Until recently, few in the art world had even heard of China's auction houses. Today, they are among the world's biggest by revenue, posing a serious challenge to the likes of Sotheby's and Christie's.

Though still much smaller in size than their foreign rivals, China's auction houses now account for five of the world's top 10 by revenue, according to a recent report by the France-based industry association Conseil des Ventes.

Their rise has been fuelled by wealthy Chinese collectors' vast appetite for art and antiques and aided by regulations that have locked overseas competitors out of Mainland China.

It nevertheless represents an extraordinary turnaround for an industry that has for centuries been dominated by a handful of established European brands.

"From 1776, when we were founded, to about five years ago, our main competitor was Sotheby's. Well, today in Asia, the landscape has changed," explains Francois Curiel, president of Christie's Asia.

"For the first time in history, local auction houses are doing better than us in a local market."

The two biggest, Beijing Poly and China Guardian, rank only just behind Christie's and Sotheby's, having overtaken more established names such as Bonham's in just a few years.

Last year Poly booked sales of 12.1 billion yuan -- more than the combined revenues of Christie's and Sotheby's for the entire Asia region. China Guardian recorded revenues of 11.2 billion yuan, up from 1.8 billion yuan only three years ago.

Their success comes as China's new breed of art collectors have propelled Beijing, and to a lesser extent Shanghai, to the forefront of the art scene, with Chinese works of art regularly breaking records at auction.

Last year Qi Bachi and Zhang Daqian, two modern Chinese artists who specialise in ink paintings and calligraphy, overtook Pablo Picasso and Andy Warhol as the world's best-selling artists by auction revenue.

A Qi painting entitled Eagle Standing on Pine Tree sold for $57.2 million in May 2011, the highest price reached by any work of art at auction last year.

"China's new rich have very little way of spending their money. Art is one of them," said Wang Yannan, director and president of China Guardian, which was founded in 1993.

Beijing is now the world's biggest art market, with 27 percent of global auction revenues, according to data compiled by the specialist website Art Price.

But foreign auction houses are not allowed to set up shop in mainland China, putting them at a geographical disadvantage in targeting Chinese buyers, although both Christie's and Sotheby's have booming operations in Hong Kong.

"Five years ago, China business was four percent of our annual sales in Hong Kong.
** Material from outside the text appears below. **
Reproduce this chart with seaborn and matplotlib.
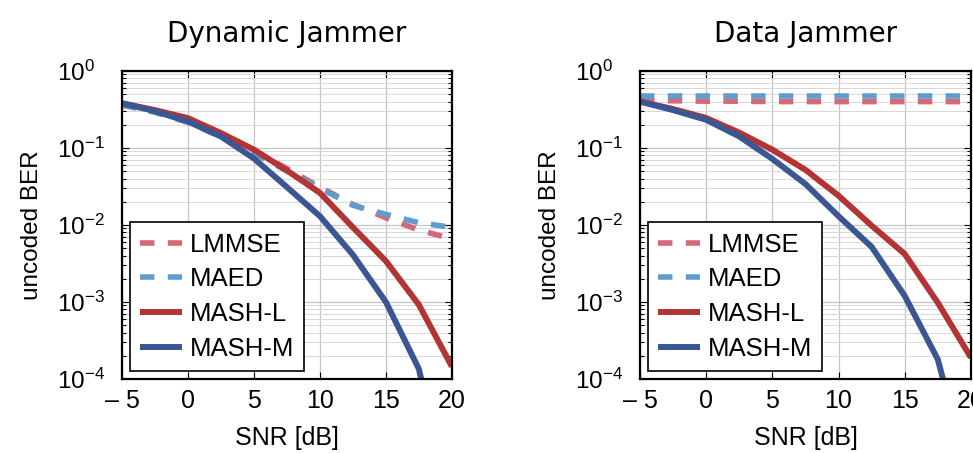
import numpy as np
import pandas as pd
import matplotlib
matplotlib.use("Agg")
import matplotlib.pyplot as plt
from matplotlib.ticker import LogLocator, NullFormatter, MultipleLocator, FuncFormatter
import seaborn as sns

# data
snr = [-5, -2.5, 0, 2.5, 5, 7.5, 10, 12.5, 15, 17.5, 20]

dyn_lmmse = [0.37, 0.30, 0.225, 0.15, 0.092, 0.054, 0.031, 0.0185, 0.0124, 0.0086, 0.0066]
dyn_maed = [0.36, 0.29, 0.215, 0.14, 0.086, 0.050, 0.030, 0.018, 0.0137, 0.0107, 0.0093]
dyn_mashl = [0.38, 0.31, 0.244, 0.156, 0.095, 0.051, 0.0261, 0.0093, 0.0034, 0.00092, 0.000145]
dyn_mashm = [0.38, 0.30, 0.22, 0.141, 0.073, 0.031, 0.013, 0.0041, 0.0010, 0.000135, 0.000002]

dat_lmmse = [0.41, 0.41, 0.405, 0.405, 0.40, 0.40, 0.40, 0.40, 0.40, 0.40, 0.40]
dat_maed = [0.47] * 11
dat_mashl = [0.40, 0.32, 0.245, 0.158, 0.095, 0.052, 0.024, 0.0098, 0.0042, 0.00098, 0.00019]
dat_mashm = [0.40, 0.31, 0.232, 0.141, 0.072, 0.034, 0.013, 0.0052, 0.0012, 0.00018, 0.0000043]

methods = ["LMMSE", "MAED", "MASH-L", "MASH-M"]
colors = {"LMMSE": "#d4697a", "MAED": "#609bcd", "MASH-L": "#b23434", "MASH-M": "#3a5794"}
dashed = {"LMMSE": True, "MAED": True, "MASH-L": False, "MASH-M": False}

panels = {
    "Dynamic Jammer": [dyn_lmmse, dyn_maed, dyn_mashl, dyn_mashm],
    "Data Jammer": [dat_lmmse, dat_maed, dat_mashl, dat_mashm],
}

sns.set_theme(style="ticks")
plt.rcParams["font.family"] = ["Liberation Sans", "DejaVu Sans"]
plt.rcParams["mathtext.fontset"] = "custom"
plt.rcParams["mathtext.rm"] = "Liberation Sans"
plt.rcParams["mathtext.it"] = "Liberation Sans:italic"
plt.rcParams["mathtext.default"] = "regular"
plt.rcParams["text.color"] = "black"
plt.rcParams["axes.labelcolor"] = "black"
plt.rcParams["axes.titlecolor"] = "black"


def snr_label(v, pos):
    v = int(round(v))
    return f"\u2013 {abs(v)}" if v < 0 else f"{v}"


fig = plt.figure(figsize=(9.73, 4.53), dpi=100)
positions = [[0.1254, 0.1634, 0.339, 0.680], [0.6578, 0.1634, 0.340, 0.680]]

for (title, series), pos in zip(panels.items(), positions):
    ax = fig.add_axes(pos)
    for name, vals in zip(methods, series):
        df = pd.DataFrame({"snr": snr, "ber": vals})
        kw = dict(linestyle=(0, (2.6, 2.4)), lw=4.0) if dashed[name] else dict(lw=4.3)
        sns.lineplot(data=df, x="snr", y="ber", ax=ax, color=colors[name],
                     label=name, solid_capstyle="butt", dash_capstyle="butt", **kw)
    ax.set_yscale("log")
    ax.set_xlim(-5, 20)
    ax.set_ylim(1e-4, 1)
    ax.xaxis.set_major_locator(MultipleLocator(5))
    ax.xaxis.set_major_formatter(FuncFormatter(snr_label))
    ax.yaxis.set_major_locator(LogLocator(base=10, numticks=10))
    ax.yaxis.set_minor_locator(LogLocator(base=10, subs=np.arange(2, 10), numticks=10))
    ax.yaxis.set_minor_formatter(NullFormatter())
    ax.grid(True, which="major", color="#c4c4c4", lw=0.9)
    ax.grid(True, which="minor", axis="y", color="#d8d8d8", lw=0.7)
    ax.set_axisbelow(True)
    for s in ax.spines.values():
        s.set_linewidth(1.6)
        s.set_color("black")
    ax.tick_params(which="both", direction="in", top=True, right=True,
                   colors="black", width=0.8)
    ax.tick_params(which="major", length=5)
    ax.tick_params(which="minor", length=3)
    ax.tick_params(axis="x", labelsize=18, pad=7)
    ax.tick_params(axis="y", labelsize=17.5, pad=47)
    for lab in ax.get_yticklabels():
        lab.set_horizontalalignment("left")
    ax.set_xlabel("SNR [dB]", fontsize=18)
    ax.xaxis.set_label_coords(0.5, -0.19)
    ax.xaxis.label.set_verticalalignment("center")
    ax.set_ylabel("uncoded BER", fontsize=17.5)
    ax.yaxis.set_label_coords(-0.273, 0.5)
    ax.yaxis.label.set_verticalalignment("center")
    ax.set_title(title, fontsize=20, pad=21, family=["DejaVu Sans"])
    leg = ax.legend(loc="lower left", fontsize=18.5, frameon=True, fancybox=False,
                    handlelength=1.63, handletextpad=0.3, labelspacing=0.42,
                    borderpad=0.4, borderaxespad=0.3)
    leg.get_frame().set_edgecolor("black")
    leg.get_frame().set_linewidth(1.2)
    leg.get_frame().set_alpha(1.0)
    leg.set_zorder(10)

fig.savefig("out.png", dpi=100)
Now that figure has risen to between 40 and 50 percent," said Kevin Ching, chief executive of Sotheby's Asia.

"A lot of this can be attributed to the rise of China as a world economic and political power."

While Christie's and Sotheby's have to limit their presence in Beijing to a sales bureau and previews, several Chinese auction houses are expanding overseas.

Poly and Guardian have both opened offices abroad to source Chinese art, much of which is in Western collections.

They are courting sellers in Europe and the United States by offering them greater access to mainland Chinese buyers than the foreign auction houses operating out of Hong Kong.

"We are facing a lot of competition outside of China. Poly and Guardian have opened offices overseas to source as much as artwork as possible, and they picked up very quickly," said Curiel of Christie's Asia.

"Generally, Chinese buyers are looking for the best."

Both Chinese houses are also looking to gain a foothold in Hong Kong, attracted by the territory's tax-free status -- import tax on works of art reaches up to 25 percent in mainland China -- and its reputation for probity.

Chinese auction houses operate in a much less strictly regulated environment than their Western counterparts, and there are widespread reports of fake works of art being sold and of bills going unpaid by buyers.

And as Chinese buyers' tastes diversify, Poly and Guardian expect to cast their nets wider to Western art -- putting them even more directly in competition with the likes of Sotheby's and Christie's.

"We have had interest from Western buyers," said Guardian's Wang. "It's something we are looking at closely and would consider in the long term."